If you’ve been here any Sunday during any of the last several weeks, you’ve heard this theme in Mark repeatedly: the greatest are servants, the last are first, whoever wishes to be first of all must be slave of all.
Everytime Jesus tells them this, the disciples never get it. This time James and John are wanting glory for themselves. And when the others hear about it they’re angry because they didn’t think of it first.
Why is it in Mark’s gospel, Jesus gives us this same emphasis over and over? Welcome the kingdom like a little child instead of a powerful person. Give all your money to the poor and then you’ll have treasure in heaven. If you want to save your life lose it. If you want to be first, then be last. If you want to be the greatest, be the servant.

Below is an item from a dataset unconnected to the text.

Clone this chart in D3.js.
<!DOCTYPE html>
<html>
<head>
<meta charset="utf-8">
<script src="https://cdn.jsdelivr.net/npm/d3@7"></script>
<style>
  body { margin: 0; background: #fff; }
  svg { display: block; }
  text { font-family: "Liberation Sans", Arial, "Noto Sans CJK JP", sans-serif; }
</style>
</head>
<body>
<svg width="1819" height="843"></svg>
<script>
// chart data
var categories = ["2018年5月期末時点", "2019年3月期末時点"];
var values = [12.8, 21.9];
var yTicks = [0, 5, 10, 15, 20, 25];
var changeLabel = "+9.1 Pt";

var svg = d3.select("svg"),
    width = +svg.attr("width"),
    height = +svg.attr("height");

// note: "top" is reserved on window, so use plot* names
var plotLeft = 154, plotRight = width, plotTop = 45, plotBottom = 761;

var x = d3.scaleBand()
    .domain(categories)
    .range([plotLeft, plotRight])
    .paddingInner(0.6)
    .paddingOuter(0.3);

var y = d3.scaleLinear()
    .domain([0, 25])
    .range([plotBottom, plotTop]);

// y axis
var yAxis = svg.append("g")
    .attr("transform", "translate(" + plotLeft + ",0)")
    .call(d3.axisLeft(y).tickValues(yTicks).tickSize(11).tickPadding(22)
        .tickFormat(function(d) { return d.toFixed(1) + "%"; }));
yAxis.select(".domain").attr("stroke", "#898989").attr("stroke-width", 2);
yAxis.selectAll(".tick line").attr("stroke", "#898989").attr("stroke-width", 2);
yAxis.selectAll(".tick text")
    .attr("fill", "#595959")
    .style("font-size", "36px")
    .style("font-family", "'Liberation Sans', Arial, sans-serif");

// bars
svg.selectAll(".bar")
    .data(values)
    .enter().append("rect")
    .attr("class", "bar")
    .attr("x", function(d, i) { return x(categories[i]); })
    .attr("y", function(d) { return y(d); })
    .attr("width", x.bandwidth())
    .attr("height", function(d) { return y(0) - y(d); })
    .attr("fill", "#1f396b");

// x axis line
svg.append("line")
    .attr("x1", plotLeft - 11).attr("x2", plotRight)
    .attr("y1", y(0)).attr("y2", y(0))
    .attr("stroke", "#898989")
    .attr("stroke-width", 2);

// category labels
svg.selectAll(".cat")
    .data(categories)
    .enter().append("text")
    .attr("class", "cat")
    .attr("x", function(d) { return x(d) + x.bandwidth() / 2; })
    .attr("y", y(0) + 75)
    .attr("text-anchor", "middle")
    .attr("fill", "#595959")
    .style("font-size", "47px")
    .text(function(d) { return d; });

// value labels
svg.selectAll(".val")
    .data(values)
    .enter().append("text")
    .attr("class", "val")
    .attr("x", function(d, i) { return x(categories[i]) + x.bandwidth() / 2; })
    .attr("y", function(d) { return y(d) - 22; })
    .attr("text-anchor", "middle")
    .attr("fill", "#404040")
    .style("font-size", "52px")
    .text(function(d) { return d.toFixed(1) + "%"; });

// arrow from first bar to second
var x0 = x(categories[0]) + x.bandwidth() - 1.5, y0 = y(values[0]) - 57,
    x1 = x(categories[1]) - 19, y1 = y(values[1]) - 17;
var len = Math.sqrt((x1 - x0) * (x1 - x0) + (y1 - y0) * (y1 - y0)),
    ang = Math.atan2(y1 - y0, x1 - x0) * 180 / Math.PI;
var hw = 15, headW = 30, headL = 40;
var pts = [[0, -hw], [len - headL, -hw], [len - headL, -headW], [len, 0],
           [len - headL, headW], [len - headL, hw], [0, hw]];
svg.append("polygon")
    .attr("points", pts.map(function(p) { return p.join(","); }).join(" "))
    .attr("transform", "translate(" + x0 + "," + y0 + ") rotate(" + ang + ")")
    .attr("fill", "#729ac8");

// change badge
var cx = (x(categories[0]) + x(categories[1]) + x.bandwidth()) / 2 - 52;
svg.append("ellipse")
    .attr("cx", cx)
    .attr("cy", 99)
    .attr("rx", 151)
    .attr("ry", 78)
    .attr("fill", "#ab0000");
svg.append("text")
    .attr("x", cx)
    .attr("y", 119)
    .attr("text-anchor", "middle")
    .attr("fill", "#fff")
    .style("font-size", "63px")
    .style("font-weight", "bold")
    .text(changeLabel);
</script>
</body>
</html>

Last, least, servant, slave. Over and over, Jesus, we get it! We’ll take serving others more seriously! We won’t seek our own glory! We won’t abuse power over others! We’ll be humble and meek and generous and helpful to everyone!
What we mean is that we’ll serve others when we have time to do it. We’ll put others ahead of ourselves until they start getting credit for our work. We’ll be generous with all of our extra money and time. We won’t seek glory for ourselves unless someone else starts getting recognized. We’ll consider ourselves last until others start thinking we actually are last.
Let’s be honest, it seems that what Jesus is proposing–over and over and over–doesn’t really work in our world. You start putting everyone else ahead of you and pretty soon everyone else is ahead of you.
You start being the servant of all and it isn’t too long before all people start thinking of you that way.
You keep being last and soon you are last.
If you don’t shine at least a small spotlight on yourself and tout your own abilities somehow, who will ever notice your abilities? Then, even when you have gifts to offer no one will take them seriously because you won’t be seen as credible. Your strengths won’t be recognized after a while. If you do a good job of being last of all and servant of all and least of all, that’s exactly where you end up.
We get what Jesus is saying, and we try to live it, I think. Up to a point. Is that enough? Is that what Jesus really wants from us? Just do what he commands–to a point? Just follow him–partway?
Our Estmate of Giving cards for 2016 are coming in today. We’ll give generously–kind of.
How do we reconcile these constant demands of Jesus to be last and least and servant and slave with the reality of how our world actually works?
At some point, don’t we have to recognize what we’re good at–maybe even great at—and call attention to that aspect of ourselve in order to be seen as having something worth offering? In order to contribute with our gifts?
Jesus seems pretty clear, over and over. I’m not as clear as to how that works out. But here’s how I’m wrestling with it–at least today.
I believe Jesus means what he’s saying here. As his disciples, we are to be least, last, servant, slave. We know he means it, because he does it himself. From birth through life and even into death, Jesus is last, least, servant, and slave. Doing this may mean we don’t get ahead at work. We may not maximize our earning potential. It might result in those who glorify themselves not taking us seriously. It’s humbling, even humiliating at times.
But what happens when we are last, least, servant, and slave is that we look at people differently. We connect to them differently. Or relationship with them changes. We notice what’s going on in their lives. We recognize needs we never would have noticed before. The whole barometer of measuring success is dramatically different.
One by one, little by little, we affect people’s lives in ways we wouldn’t otherwise be able to do. We may not even notice, they may not either. What happens when we are last, least, servant, and slave is that we embody the compassion of Jesus. We become Christ in the world. We change the world in God’s image from the bottom up rather than contribute more of what the world already knows, from the top down.
I’m beginning to think that the only way to save the world is from the bottom up, not the top down. We reveal Jesus more significantly from below, not from above. We affect people’s lives in more important ways as the least rather than as the best.
Most people around us, even many in the church, will disagree. Because the prevailing understanding is that power changes the world, not slavery. Jesus challenges that. And then calls us to join him at the bottom. Last, least, servant, slave. That’s how the world is saved. That’s where we’re called to be. That’s where we join Jesus.